ETL Platforms: Structured but Rigid
Enterprise ETL tools like Informatica or Talend offer robust mapping capabilities with logging, error handling, and data lineage. They are ideal for environments where fidelity is paramount and resources are available. However, their complexity can feed obsessive behaviors: you may spend hours tuning transformation rules for edge cases that rarely occur. The qualitative benchmark of 'effort efficiency' should be applied: does the tool's required configuration effort bring proportional value? If a mapping takes three hours but handles only one rare edge case, it may be better to document the limitation and handle exceptions manually. Some teams I've seen have dozens of unused transformation rules because they were built 'just in case.' This is a common trap.
Another aspect is monitoring: these tools typically provide error counts and logs. The qualitative benchmark of 'actionability' asks: does the error log help you quickly identify and fix the root cause? Or does it bury you in noise? If logs are overwhelming, configure them to only alert on high-priority issues. This reduces the urge to chase every anomaly.
For smaller teams, lighter-weight tools like Pentaho or SSIS may suffice. They offer less complexity but require more manual scripting. The trade-off can be beneficial for mapping addicts who prefer control; however, they must guard against over-engineering their scripts. A good practice is to set a time limit for script development and iterate if necessary.
When to Say 'Good Enough': The Art of Letting Go
One of the hardest lessons for fidelity-addicted mappers is that 'good enough' is often the right goal. This section offers strategies for recognizing when you've reached a point of diminishing returns and how to move on without guilt. The key is to reframe fidelity as a means to an end, not an end itself.

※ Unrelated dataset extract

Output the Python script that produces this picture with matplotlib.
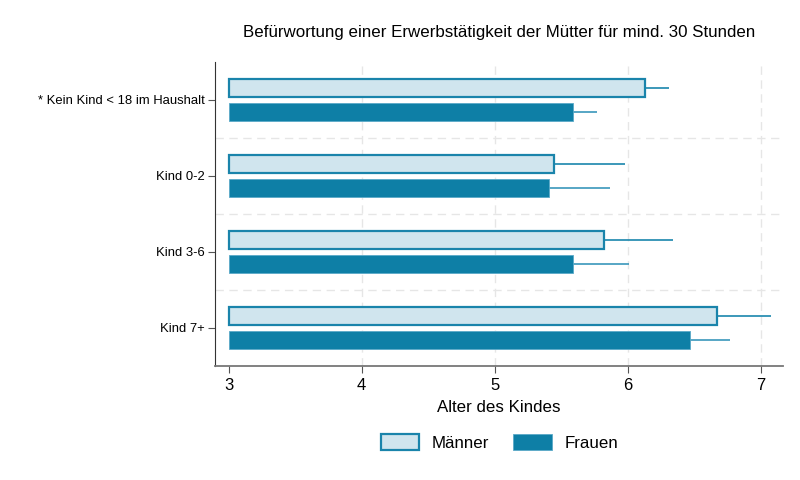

Recognizing Perfectionism Traps
Common signs of perfectionism include: spending more time on mapping than on the actual data analysis; repeatedly refining a mapping that passes all previously defined benchmarks; or feeling uneasy unless you've manually checked every single record. If you recognize these behaviors, it's time to apply the 'stakeholder test': ask the person who will use the mapped data whether the current quality is sufficient. Often, they will say yes, which can be a revelation. Another technique is the 'cost of delay' calculation: estimate the cost of not moving forward with the current mapping versus the cost of potential errors. This can clarify when to stop.
In a composite team experience, one data scientist spent two weeks perfecting a mapping for a marketing campaign, only to find that the campaign itself was cancelled. The mapping was never used. This illustrates how chasing fidelity without understanding business context can lead to wasted effort. A qualitative benchmark of 'business validation' could have prevented this: before deep mapping, confirm with stakeholders that the data will actually be used and in what form. This simple step saves immense effort.
Finally, consider adopting a 'release and iterate' approach: release a mapping that meets minimum benchmarks, then improve it based on feedback. This breaks the cycle of infinite refinement and aligns with agile principles. Many practitioners find that this approach actually improves fidelity over time because real-world usage reveals issues that no amount of upfront analysis could uncover.
The Future of Data Mapping: Trends and Predictions
As data environments grow more complex, the fidelity obsession may shift towards new challenges. This section explores emerging trends that will impact how we think about mapping quality, including AI-assisted mapping, data mesh architectures, and real-time streaming. While we avoid speculative predictions, we draw on patterns visible in current practices.
AI and Automation in Mapping
Machine learning tools are increasingly used to suggest mappings based on field names, data types, and content samples. These tools can reduce the initial mapping effort, but they introduce their own fidelity issues: they may propose incorrect mappings with high confidence, or miss subtle business rules. The qualitative benchmark of 'explainability' becomes crucial: can the tool explain why it suggested a particular mapping? If not, manual validation is required. In the future, we may see tools that provide confidence scores and alternative suggestions, allowing mappers to balance automation with oversight. For now, treat AI suggestions as a starting point, not a final answer.
Another trend is 'self-healing mappings' where systems automatically adjust to source changes. While promising, this could feed the obsession by making it easier to maintain perfection. However, it also risks automating errors if the healing logic is flawed. The qualitative benchmark of 'monitored autonomy' should be applied: allow automatic healing only for non-critical mappings, and require human approval for critical ones. This preserves control where it matters most.
Data mesh principles encourage domain ownership of data and mapping. This decentralizes fidelity decisions, which can reduce the 'single point of obsession' but may introduce inconsistency across domains. The challenge is to maintain enterprise-level consistency without stifling local autonomy. Qualitative benchmarks like 'federation compatibility' can help: does the domain's mapping conform to shared syntax and semantics? This is an area where community standards and governance come into play.
Conclusion: Mapping with Purpose, Not Perfection
Data mapping is a craft that rewards precision but punishes obsession. By adopting qualitative benchmarks, you can guide your efforts to where they matter most and avoid the trap of chasing flawless mappings that slow down your entire workflow. Remember: fidelity is a means to an end—better decisions, reliable systems, and happy users. Use the frameworks in this guide to evaluate your mappings, set realistic goals, and know when to declare victory. The world of data is messy; your job is not to clean it all up but to make it useful. Stay curious, stay disciplined, and don't forget to deliver value.